Le problème, c’est la génération portable et Photoshop. Certains veulent être parfaits et n’osent pas se déshabiller.

Quant au développement de la pratique dans les zones urbaines, que certains considèrent comme une antinomie face à l’idéal affiché de contact avec la nature, il ne serait qu’un retour aux sources :  » Le naturisme est né dans un environnement urbain, en Allemagne dans les années 1900. Il y a alors une volonté de contact avec les éléments et les gens aménagent des jardins pour se déshabiller en ville, après le travail ou le week-end, car il n’y a pas de vacances à l’époque. Quand cela apparaît en France, dans les années 20, cela se passe principalement dans la banlieue de Paris, les gens y vont le samedi et le dimanche. Ce sont uniquement les congés payés qui ont permis le déploiement dans un environnement plus naturel  » , décrypte Arnaud Baubérot.

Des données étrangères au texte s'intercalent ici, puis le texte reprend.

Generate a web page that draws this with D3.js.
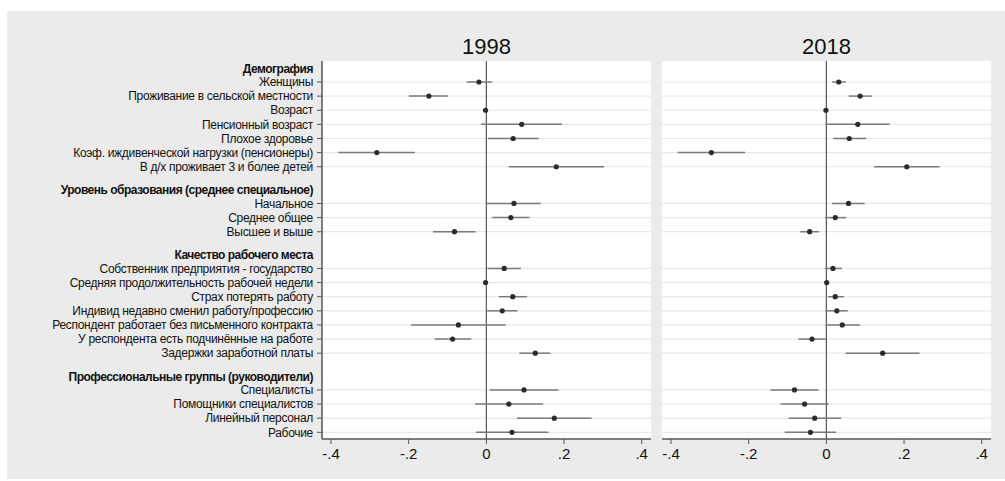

De là à visiter, dévêtu, un musée, comme cela s’est fait en Australie dans le cadre d’une exposition sur la nudité ou, plus récemment au Palais de Tokyo, il y a plusieurs pas qui éloignent du contact avec les éléments, mais rapprochent, d’après les participants, de l’art.  » Regarder des oeuvres en étant habillé, c’est une chose ; les regarder nu apporte une dimension différente, relate Julien Claudé-Pénégry qui a fait partie des 161 personnes ayant pénétré de cette façon atypique dans le temple de l’art contemporain parisien (sur 30 000 candidats). Le vêtement est une sorte de protection face, par exemple, au gigantisme du Palais de Tokyo qui est un monstre de béton et aux oeuvres qui étaient très prenantes. Lors de la visite, il y a eu une relation différente, une approche qui a permis un moment un peu suspendu. Tout le monde est sorti plein de sérénité.  »

Convaincu ? Ne vous dévêtez pas au Kanal ou au Louvre pour autant. La nudité n’est pas autorisée dans l’espace public en dehors de certains cadres. Pour une première approche, plusieurs intervenants ont plutôt suggéré de se jeter à l’eau au sens littéral en profitant des créneaux naturistes ouverts dans les piscines, vous serez surpris du nombre d’établissements qui proposent ce genre d’expérience (3)… Entre les sensations nouvelles qui apparaissent durant la nage et le léger voile de pudeur offert par l’eau, il s’agirait de la parfaite entrée en matière.

(1)Guide du naturisme 2018, Petit Futé, Nouvelles Editions de l’Université, 157 pages.

(2)Histoire du naturisme : Le mythe du retour à la nature, par Arnaud Baubérot, PU Rennes, 380 pages.

(3) Pour découvrir les clubs, créneaux naturistes dans des piscines : www.naturisme.be

Le naturisme en chiffres
  • Au printemps, France 4 Naturisme, leader dans le secteur des villages campings naturistes, a commandé une étude auprès des personnes ayant résidé dans ses établissements.
  • 13 % de néo-naturistes avaient découvert les vacances dénudées lors de ce séjour récent.
  • Plus de 9 personnes sur 10 comptaient renouveler l’expérience du séjour naturiste. Ce qui les avait incité à franchir le cap ? Le désir de liberté, de ressourcement et de communion avec la nature.
  • Alors que durant les dernières décennies, le naturisme a fait face à un vieillissement de ses adeptes (notamment soixante-huitards), il voit ses rangs se rajeunir, avec 14 % de moins de 40 ans.